> STORED DATA:

•••

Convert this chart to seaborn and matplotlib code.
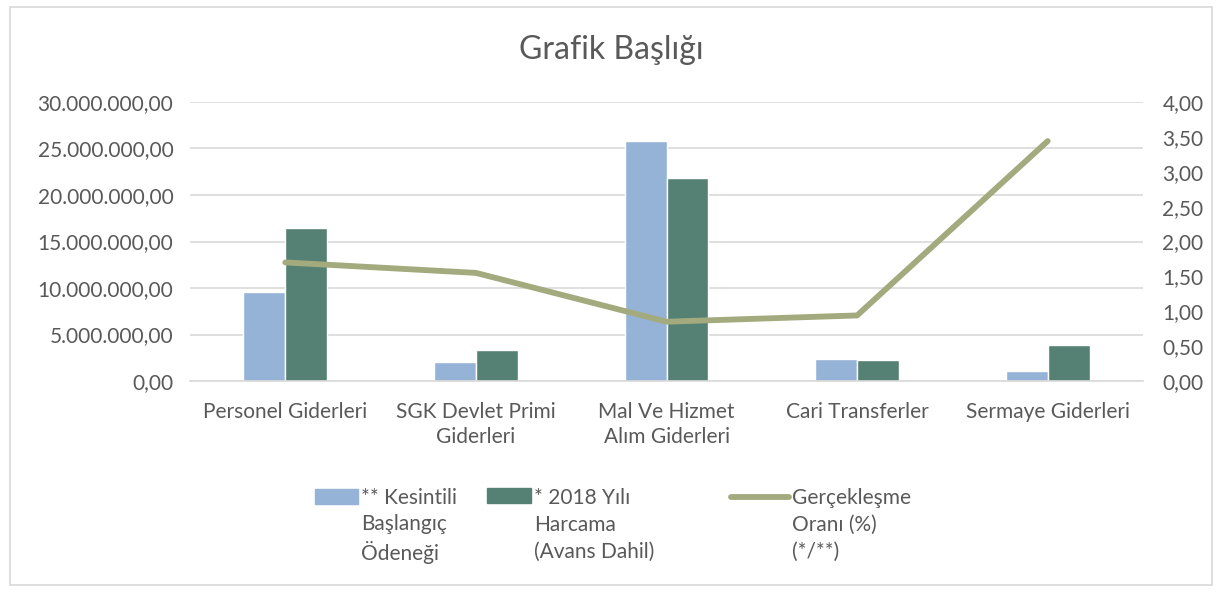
import pandas as pd
import matplotlib
matplotlib.use("Agg")
import matplotlib.pyplot as plt
from matplotlib.ticker import FuncFormatter, MultipleLocator
from matplotlib.patches import Rectangle
from matplotlib.lines import Line2D
import seaborn as sns

categories = ["Personel Giderleri", "SGK Devlet Primi\nGiderleri", "Mal Ve Hizmet\nAlım Giderleri",
              "Cari Transferler", "Sermaye Giderleri"]
kesintili = [9600000, 2080000, 25800000, 2370000, 1120000]
harcama = [16400000, 3330000, 21860000, 2220000, 3840000]
oran = [1.70, 1.55, 0.85, 0.94, 3.44]

lbl_kes = "** Kesintili\nBaşlangıç\nÖdeneği"
lbl_har = "* 2018 Yılı\nHarcama\n(Avans Dahil)"
lbl_oran = "Gerçekleşme\nOranı (%)\n(*/**)"

df = pd.DataFrame({
    "kategori": categories * 2,
    "deger": kesintili + harcama,
    "seri": [lbl_kes] * len(categories) + [lbl_har] * len(categories),
})

sns.set_theme(style="white")
plt.rcParams['font.family'] = ['Lato', 'DejaVu Sans']
gray = "#595959"
fs = 15
c_kes, c_har, c_oran = "#95B3D7", "#558074", "#A2AA7E"

fig = plt.figure(figsize=(12.22, 5.93), dpi=100)
ax = fig.add_axes([190 / 1222, 1 - 381 / 593, 953 / 1222, 279 / 593])

sns.barplot(data=df, x="kategori", y="deger", hue="seri", ax=ax,
            palette=[c_kes, c_har], width=0.44, gap=0, saturation=1)
ax.get_legend().remove()
ax.set_ylim(0, 30000000)
ax.set_xlim(-0.5, len(categories) - 0.5)
ax.yaxis.set_major_locator(MultipleLocator(5000000))

def tr_fmt(v, pos):
    s = f"{v:,.2f}"
    return s.replace(",", "X").replace(".", ",").replace("X", ".")

ax.yaxis.set_major_formatter(FuncFormatter(tr_fmt))
ax.grid(axis="y", color="#D9D9D9", linewidth=1.2)
ax.set_axisbelow(True)
for s in ["top", "left", "right"]:
    ax.spines[s].set_visible(False)
ax.spines["bottom"].set_color("#D9D9D9")
ax.spines["bottom"].set_linewidth(1.2)
ax.tick_params(axis="both", length=0, labelsize=fs, labelcolor=gray)
ax.tick_params(axis="x", pad=15)
ax.tick_params(axis="y", pad=12)
for t in ax.get_xticklabels():
    t.set_linespacing(1.35)
ax.set_xlabel("")
ax.set_ylabel("")

ax2 = ax.twinx()
sns.lineplot(x=list(range(len(categories))), y=oran, ax=ax2, color=c_oran, linewidth=4.2)
ax2.set_ylim(0, 4)
ax2.yaxis.set_major_locator(MultipleLocator(0.5))
ax2.yaxis.set_major_formatter(FuncFormatter(lambda v, p: f"{v:.2f}".replace(".", ",")))
ax2.tick_params(axis="y", which="both", length=0, labelsize=fs, labelcolor=gray, pad=14)
for s in ax2.spines.values():
    s.set_visible(False)
ax2.grid(False)

fig.text(0.5, 1 - 50 / 593, "Grafik Başlığı", ha="center", va="center", fontsize=23, color=gray)

# one legend per entry so each column sits where the reference has it
entries = [
    (Rectangle((0, 0), 1, 1, color=c_kes), lbl_kes, 315, 2.05, 1.36, 21.8),
    (Rectangle((0, 0), 1, 1, color=c_har), lbl_har, 487, 2.1, 1.42, 21.5),
    (Line2D([0], [0], color=c_oran, linewidth=4.2), lbl_oran, 731, 2.8, 1.42, 20.8),
]
for handle, label, x0, hl, ls, shift in entries:
    leg = fig.legend([handle], [label], loc="upper left", bbox_to_anchor=(x0 / 1222, 1 - 488 / 593),
                     frameon=False, fontsize=fs, borderpad=0, borderaxespad=0,
                     handlelength=hl, handleheight=0.7, handletextpad=0.15)
    for t in leg.get_texts():
        t.set_color(gray)
        t.set_linespacing(ls)
    # move the key up to the first line of its label
    for h in leg.legend_handles:
        if isinstance(h, Rectangle):
            h.set_y(h.get_y() + shift)
        else:
            h.set_ydata([y + shift for y in h.get_ydata()])

fig.patches.append(Rectangle((10 / 1222, 8 / 593), 1202 / 1222, 578 / 593, transform=fig.transFigure,
                             fill=False, edgecolor="#D9D9D9", linewidth=1.2))

fig.savefig("out.png", dpi=100)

•••

> TASK REQUIREMENTS: List every line above that contains the word "seaborn".

> CORRECT ANSWER:
Convert this chart to seaborn and matplotlib code.
import seaborn as sns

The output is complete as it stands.